In their recent work, Fridley et al. (2007) introduced a novel technique to assess habitat generalists and specialists, based on analysis of co-occurrence data extracted from large vegetation data sets. The theory is simple and straightforward: for species occupying many different habitats – generalists – the rate of species turnover among plots in which they occur will be relatively high, while for species restricted to specific habitats – specialists – the species turnover rate will be relatively low, simply because they consistently occur with a limited number of other species. A continuous metric of habitat specialization proposed by Fridley et al. (2007) is called ‘theta’ (θ) and its calculation is based on a measure of beta diversity among the plots with given species. The θ value should be an estimate of species niche width. However, given that real vegetation data are used to calculate θ, the results will reveal realized, not fundamental, species niche, and their validity will be limited to the data set used for analysis. The main advantage of this method is that there is no need for information about the ecological gradient and species position along this gradient. Instead, only a sufficiently large data set of vegetation plots and an algorithm written in R by Fridley et al. (2007) is required. Fridley et al. (2007) also tested the effectiveness of the proposed θ metric using a simulation of species abundance along a single gradient with known species niche widths. They concluded that the method recovers the simulated pattern of species niche widths and it is fairly robust considering sampling bias and various shapes of species response curves.
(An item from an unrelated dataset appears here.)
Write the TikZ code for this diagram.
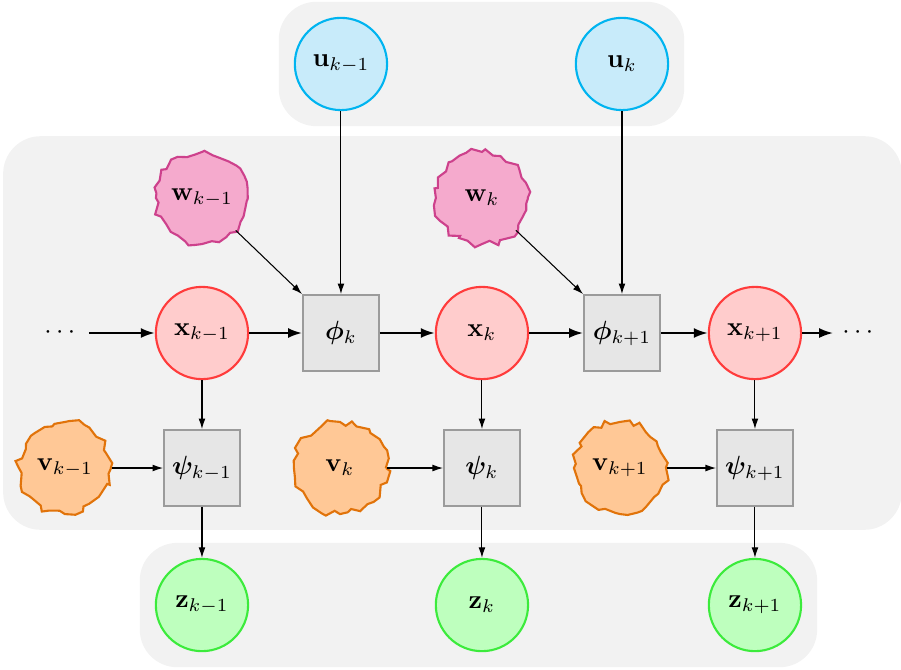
\documentclass[tikz,border=0pt]{standalone}
\usepackage{amsmath,bm}
\usetikzlibrary{arrows.meta, positioning, fit, backgrounds, decorations.pathmorphing}

\definecolor{ufill}{RGB}{200,235,250}
\definecolor{uline}{RGB}{0,180,240}
\definecolor{xfill}{RGB}{255,204,204}
\definecolor{xline}{RGB}{255,60,60}
\definecolor{zfill}{RGB}{190,255,190}
\definecolor{zline}{RGB}{60,235,60}
\definecolor{wfill}{RGB}{245,170,205}
\definecolor{wline}{RGB}{205,65,140}
\definecolor{vfill}{RGB}{255,200,150}
\definecolor{vline}{RGB}{225,115,10}
\definecolor{boxfill}{RGB}{230,230,230}
\definecolor{boxline}{RGB}{155,155,155}
\definecolor{panelfill}{RGB}{242,242,242}

\pgfmathsetseed{11}

\begin{document}
\begin{tikzpicture}[
    node distance=1.8cm and 1.86cm, on grid,
    var/.style={circle, draw=#1line, fill=#1fill, line width=0.8pt, minimum size=1.23cm, inner sep=0pt},
    noise/.style={circle, draw=#1line, fill=#1fill, line width=0.8pt, minimum size=1.22cm, inner sep=0pt,
      decorate, decoration={random steps, segment length=2.8pt, amplitude=1.4pt}},
    func/.style={draw=boxline, fill=boxfill, line width=0.8pt, minimum size=1.01cm, inner sep=0pt},
    link/.style={-{Latex[length=4pt, width=2.6pt]}, thin},
    chain/.style={-{Latex[length=5.3pt, width=3.8pt]}, thick},
    panel/.style={fill=panelfill, rounded corners=0.5cm, inner sep=0.2cm},
  ]
  \useasboundingbox (0,0) rectangle (12.013,-8.92);

  % state chain
  \node[var=x] (xkm) at (2.693,-4.44) {$\mathbf{x}_{k-1}$};
  \node[func, right=1.853cm of xkm] (phik) {$\bm{\phi}_k$};
  \node[var=x, right=1.88cm of phik] (xk) {$\mathbf{x}_k$};
  \node[func, right=1.867cm of xk] (phik1) {$\bm{\phi}_{k+1}$};
  \node[var=x, right=1.773cm of phik1] (xk1) {$\mathbf{x}_{k+1}$};
  \node[left=1.867cm of xkm] (dotsl) {$\cdots$};
  \node[right=1.4cm of xk1] (dotsr) {$\cdots$};

  % inputs
  \node[var=u, above=3.587cm of phik] (ukm) {$\mathbf{u}_{k-1}$};
  \node[var=u, above=3.587cm of phik1] (uk) {$\mathbf{u}_k$};

  % process noise
  \node[noise=w, above=of xkm] (wkm) {$\mathbf{w}_{k-1}$};
  \node[noise=w, above=of xk] (wk) {$\mathbf{w}_k$};

  % measurement functions
  \node[func, below=of xkm] (psikm) {$\bm{\psi}_{k-1}$};
  \node[func, below=of xk] (psik) {$\bm{\psi}_k$};
  \node[func, below=of xk1] (psik1) {$\bm{\psi}_{k+1}$};

  % measurement noise
  \node[noise=v, left=1.827cm of psikm] (vkm) {$\mathbf{v}_{k-1}$};
  \node[noise=v, left=1.893cm of psik] (vk) {$\mathbf{v}_k$};
  \node[noise=v, left=1.8cm of psik1] (vk1) {$\mathbf{v}_{k+1}$};

  % measurements
  \node[var=z, below=1.827cm of psikm] (zkm) {$\mathbf{z}_{k-1}$};
  \node[var=z, below=1.827cm of psik] (zk) {$\mathbf{z}_k$};
  \node[var=z, below=1.827cm of psik1] (zk1) {$\mathbf{z}_{k+1}$};

  % arrows
  \draw[chain] (dotsl) -- (xkm);
  \draw[chain] (xkm) -- (phik);
  \draw[chain] (phik) -- (xk);
  \draw[chain] (xk) -- (phik1);
  \draw[chain] (phik1) -- (xk1);
  \draw[chain] (xk1) -- (dotsr);
  \draw[link] (ukm) -- (phik);
  \draw[link] (uk) -- (phik1);
  \draw[link] (wkm) -- (phik.north west);
  \draw[link] (wk) -- (phik1.north west);
  \draw[link] (xkm) -- (psikm);
  \draw[link] (xk) -- (psik);
  \draw[link] (xk1) -- (psik1);
  \draw[link] (vkm) -- (psikm);
  \draw[link] (vk) -- (psik);
  \draw[link] (vk1) -- (psik1);
  \draw[link] (psikm) -- (zkm);
  \draw[link] (psik) -- (zk);
  \draw[link] (psik1) -- (zk1);

  % panels
  \begin{scope}[on background layer]
    \node[panel, fit=(ukm)(uk)] {};
    \node[panel, fit=(vkm)(wkm)(wk)(dotsr)(vk1)(psik1)] {};
    \node[panel, fit=(zkm)(zk)(zk1)] {};
  \end{scope}

\end{tikzpicture}
\end{document}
Taking these results as proof of the ability of the θ metric to recover the real pattern, Fridley et al. (2007) analyzed vegetation data sets together with species trait databases and interpreted species habitat specialization by means of species life histories.

The original simulation algorithm of Fridley et al. (2007) assumes that the optima of simulated species response curves are situated along the environmental gradient in a random fashion (see Table 1 p. 711 of their paper), which (with a low number of simulated species response curves and sampled plots) results in a relatively even pattern of species pool size along the gradient. However, numerous studies (for example Aarssen & Schamp 2002; Ewald 2003; Peet et al. 2003; Hájek et al. 2007) have reported uneven patterns of species pool size along gradients, indicating that changes in species pool size along gradients must be taken into account. Here, I define the size of the species pool in a particular position along (or section of, respectively) the gradient as the number of species having at this position (or section, respectively) non-zero probability of occurrence (and being thus a subset of the overall species pool, which includes all species in the study).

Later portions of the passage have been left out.